The ambitious, humanistic The Mad Songs of Fernanda Hussein is a labor-of-love indie, a plea against war that took writer-director John Gianvito six years and thirteen credit cards to make. A cast of nonprofessionals enacts three narratives set in the deserts around Santa Fe: a Chicano Gulf War veteran returns to unemployment, criticism (“You didn’t finish the job in Iraq”), and his own uneasily suppressed rage; a distraught mother searches for her half-Arab children who have disappeared; a middle-class teenager takes to the streets to escape his parents, who are unsympathetic to his peace movement work. These three stories loosely interface, along with various compelling digressions, including an illustration of the militaristic influences on children; sincere and often moving talking-head testimony from peace workers; and a brilliant performance on the oud by Naseer Shemma to memorialize the death of 800 Iraqi civilians in America’s 1991 bombing of the Al-Amiriyya shelter. With nearly three hours of seat time, it’s a good thing that Gianvito is able to balance some awkwardly earnest scenes with stylistically bold visuals: these range from Griffithian iris shots to majestic rainbows to a creative visualization of the Highway of Death nightmare in Kuwait. Although the meaning is not crystal clear, the climax with the fiery destruction of the huge groaning giant at the Burning Man festival makes great sense as spectacle.

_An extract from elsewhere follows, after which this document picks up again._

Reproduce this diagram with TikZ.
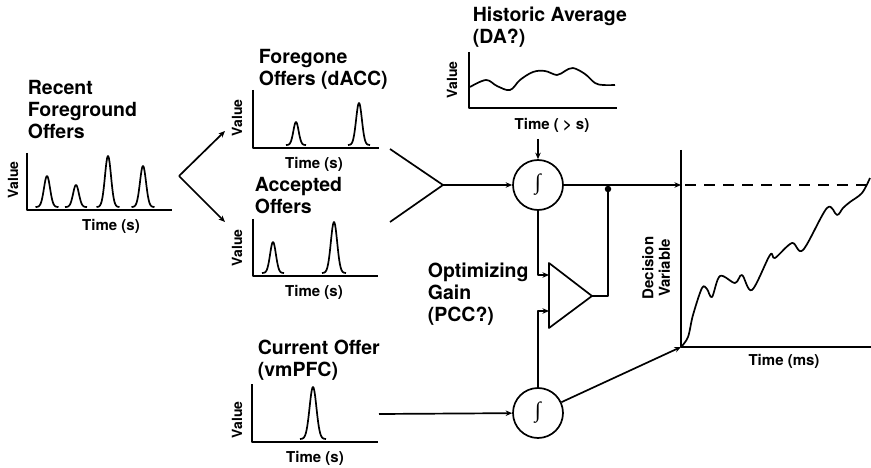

New wave icon Jean-Pierre Léaud brings a career’s worth of cinematic history to his role as a porno auteur trying for a comeback while coping with a midlife crisis in The Pornographer. Once the mischievous young lion of the nouvelle vague, Léaud has darkened into a glowering old lion, with more weight and complexity than director Bertrand Bonello seems able to use in this French-Canadian co-production. The star slouches intensely through the title role, visibly squinting as he tries single-handedly to will a coherent emotional arc for his character out of this sketchy script. Meanwhile, the director pokes very mild fun at soft targets: the solemn manifesto-making of Parisian undergraduates and the vapidity of porn starlets. While a no-fig-leaves sex scene milks the audience efficiently, the expected parallels between porn and cinema are not developed. Léaud’s complaint to an interviewer that “You talk about my career; I talk about my life” makes a valid point, but some final doses of existential despair seem particularly unearned, and the conventional visuals do not help.

The unpredictable and disarmingly funny The Human Comedy from director Hung Hung spins modern variations on the Book of 24 Filial Pieties with an array of geeky protagonists in Taipei, including a shoe store clerk too obsessed with silver-screen heart throb Tony Leung to respond to a flesh and blood (if gawky) suitor; a squabbling couple driven to enduring real estate pitches because of their flat’s cockroach infestation (featuring a shot from the flying-cockroach-cam); a young actor suffering through inept amateur theatrical rehearsals of a stylized poetic drama, who finds out he is required to stand naked on stage before his mother; and a beleaguered husband squirming through hilarious misadventures in a hospital emergency room during a typhoon. Not every movie finds a place for a line like “Sometimes I talk to my toilet”.

While Chicago is reasonably well served with repertory venues, this film festival is remarkable for making few nods to the classic past. A showing of Godard’s Band of Outsiders almost qualifies, but the closest it came this year was due to critic Jonathan Rosenbaum, who reached back to 1954 to sponsor William Wellman’s Track of the Cat in the full widescreen splendor of an archive print from Warner Brothers. If audiences will not turn out for oldies – full of golden-age craftsmanship, classically composed cinematography, a richly textured score, and lively dialogue – then tell that to the 700 people who almost completely filled the theater (and despite this cat’s reputation as a real dog). Why the festival continues to ignore the chance to showcase elaborate restorations from the world’s film archives remains a head-scratching puzzle.